Abstract

Customer Lifetime Value (CLV) is a crucial metric for businesses to understand the long-term value of their customers. This research paper delves into the significance of CLV, explores various methods for calculating it through data analysis, and discusses the implications of accurate CLV estimation on business strategies. By leveraging data analytics techniques, businesses can gain valuable insights into customer behaviour, preferences, and profitability, ultimately leading to improved decision-making and enhanced customer relationships. Customer Lifetime Value (CLV) is a vital metric for businesses to comprehend the long-term value of their customers.

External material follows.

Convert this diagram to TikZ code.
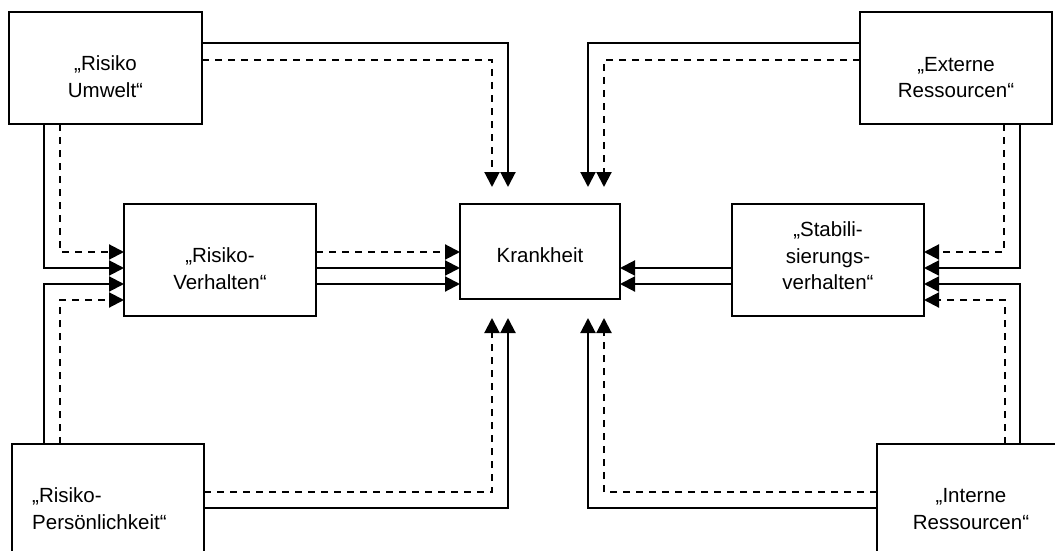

The research paper highlights several key points regarding CLV: Calculation Factors: CLV calculations should consider indirect costs like administrative, marketing, and legal costs, not just direct expenses. Limitations: CLV based solely on spending may not fully represent a customer's value, as factors like brand advocacy, referrals, and feedback also contribute. Historical Data: CLV is often calculated using past customer data, which may not accurately predict future customer behaviours due to changing trends and customer preferences. Pareto's Principle: This principle, known as the 80/20 rule, can be applied to CLV to identify high-value customers and key factors influencing CLV. Overall, the paper emphasizes the importance of understanding CLV beyond mere spending, considering historical data limitations, and utilizing tools like Pareto's Principle to optimize customer value and business strategies.